All States NAEP G8 Reading and Math 2005 and 2015

Looking at the table, it’s clear that Kentucky’s eighth-grade students didn’t log greater gains in the last decade than “almost all other states.” In fact, our improvement has only been about average.

Even worse, as of 2015, our white eighth grade NAEP scores in both math and reading are statistically significantly lower than the national public school average scores for whites across the nation. When you are behind – as Kentucky is – it’s easier to make, and show, improvement.
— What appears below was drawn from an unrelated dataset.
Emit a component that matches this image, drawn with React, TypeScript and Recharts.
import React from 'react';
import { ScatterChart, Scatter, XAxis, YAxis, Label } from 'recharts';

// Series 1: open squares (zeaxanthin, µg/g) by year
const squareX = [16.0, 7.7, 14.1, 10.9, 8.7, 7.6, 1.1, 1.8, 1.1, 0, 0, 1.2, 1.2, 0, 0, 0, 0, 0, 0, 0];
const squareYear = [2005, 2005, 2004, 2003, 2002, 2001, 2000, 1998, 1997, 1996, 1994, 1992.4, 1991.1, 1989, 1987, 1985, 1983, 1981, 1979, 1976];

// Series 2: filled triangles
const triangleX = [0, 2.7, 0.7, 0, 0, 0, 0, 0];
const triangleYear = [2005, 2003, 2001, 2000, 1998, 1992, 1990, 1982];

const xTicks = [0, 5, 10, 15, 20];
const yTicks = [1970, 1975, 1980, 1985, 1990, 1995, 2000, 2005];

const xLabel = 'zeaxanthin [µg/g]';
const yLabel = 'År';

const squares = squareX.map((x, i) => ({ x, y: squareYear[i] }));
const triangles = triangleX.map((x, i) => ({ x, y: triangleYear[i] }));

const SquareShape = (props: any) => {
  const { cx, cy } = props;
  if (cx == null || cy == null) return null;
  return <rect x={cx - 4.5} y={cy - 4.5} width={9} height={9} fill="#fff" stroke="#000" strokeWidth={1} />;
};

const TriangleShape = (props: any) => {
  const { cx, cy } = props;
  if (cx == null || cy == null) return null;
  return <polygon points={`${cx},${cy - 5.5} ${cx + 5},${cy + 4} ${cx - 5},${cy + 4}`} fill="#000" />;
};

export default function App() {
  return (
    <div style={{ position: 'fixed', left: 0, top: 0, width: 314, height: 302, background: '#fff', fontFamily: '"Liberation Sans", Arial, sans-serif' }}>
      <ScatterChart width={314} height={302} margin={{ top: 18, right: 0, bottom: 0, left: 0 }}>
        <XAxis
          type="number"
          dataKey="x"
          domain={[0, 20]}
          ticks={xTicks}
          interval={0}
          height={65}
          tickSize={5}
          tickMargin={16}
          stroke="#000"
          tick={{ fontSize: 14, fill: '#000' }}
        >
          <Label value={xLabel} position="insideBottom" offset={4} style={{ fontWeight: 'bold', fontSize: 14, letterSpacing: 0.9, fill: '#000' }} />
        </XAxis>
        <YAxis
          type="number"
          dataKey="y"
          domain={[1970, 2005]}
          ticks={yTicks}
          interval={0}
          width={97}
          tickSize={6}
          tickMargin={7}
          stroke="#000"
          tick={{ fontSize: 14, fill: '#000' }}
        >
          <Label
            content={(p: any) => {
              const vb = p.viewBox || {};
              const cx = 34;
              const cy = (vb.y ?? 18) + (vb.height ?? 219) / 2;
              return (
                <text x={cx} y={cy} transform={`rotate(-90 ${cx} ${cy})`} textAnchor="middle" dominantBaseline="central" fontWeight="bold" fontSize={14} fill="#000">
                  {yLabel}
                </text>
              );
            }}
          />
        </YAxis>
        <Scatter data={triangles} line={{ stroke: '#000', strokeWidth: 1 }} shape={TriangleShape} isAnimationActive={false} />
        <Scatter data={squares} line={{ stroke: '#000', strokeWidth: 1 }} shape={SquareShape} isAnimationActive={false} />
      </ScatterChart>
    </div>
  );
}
Another NAEP graphic shows Kentucky’s NAEP proficiency rates for the most recent and earliest test years available. (Note: All NAEP results have statistical sampling errors, by the way, which are often shown with confidence interval markings. However, confidence intervals are not shown in this graph for purposes of simplicity. Such errors generally run somewhere around plus-or-minus two to three points for Kentucky’s proficiency rate scores.)

NAEP2

NAEP2

Even after a quarter-century of expensive education reform beginning with the Kentucky Education Reform Act of 1990 (KERA), NAEP proficiency rates for our commonwealth continue to lag far below acceptability.

Furthermore, based on rates of progress derived from the data in this graph, it’s generally going to be a very long time before we reach acceptable proficiency rates. For example, using current rates of progress in fourth-grade math – the subject area where Kentucky students show the fastest progress – we’re still more than three decades away from achieving a healthy 80-percent proficiency level.

In eighth-grade reading, our worst-performing area, it’s going to take far more than a century to hit an 80 percent proficiency rate if we continue at the current, very slow, rate of progress.

Has Kentucky made some improvement on NAEP over time. Absolutely! But at least for the eighth grade, is that improvement anything close to “remarkable?” Definitely not. And even our fourth-graders won’t post 80 percent proficiency rates in reading for another half-century.

Graham should have said this “regrettable” rather than “remarkable.”(Additional technical notes: Sharp readers might note that the changes shown in the table don’t always agree with the scores. For example, rounded to the nearest point, Nevada’s eighth grade reading scores were 261 in 2005 and 270 in 2015. That’s a difference of only 9 points although the table shows a difference of 10 points. In fact, the 10-point difference is what actually results after rounding the difference of the actual Nevada scores of 270.208323349597 for 2015 and 260.581456415572 for 2005, which are contained in the Excel spreadsheet I used to calculate the differences. Thus, the changes shown in the table are more accurate than those that sometimes result when calculations are conducted using the rounded scale score values. It also should be noted that all the data from NAEP have statistical sampling errors. While not shown in the table and graph above, those errors tend to further reduce differences between states, making Kentucky’s performance appear even more average and less impressive. All scale scores in the table and all the proficiency rates used to create the graph come from the NAEP Data Explorer Tool.)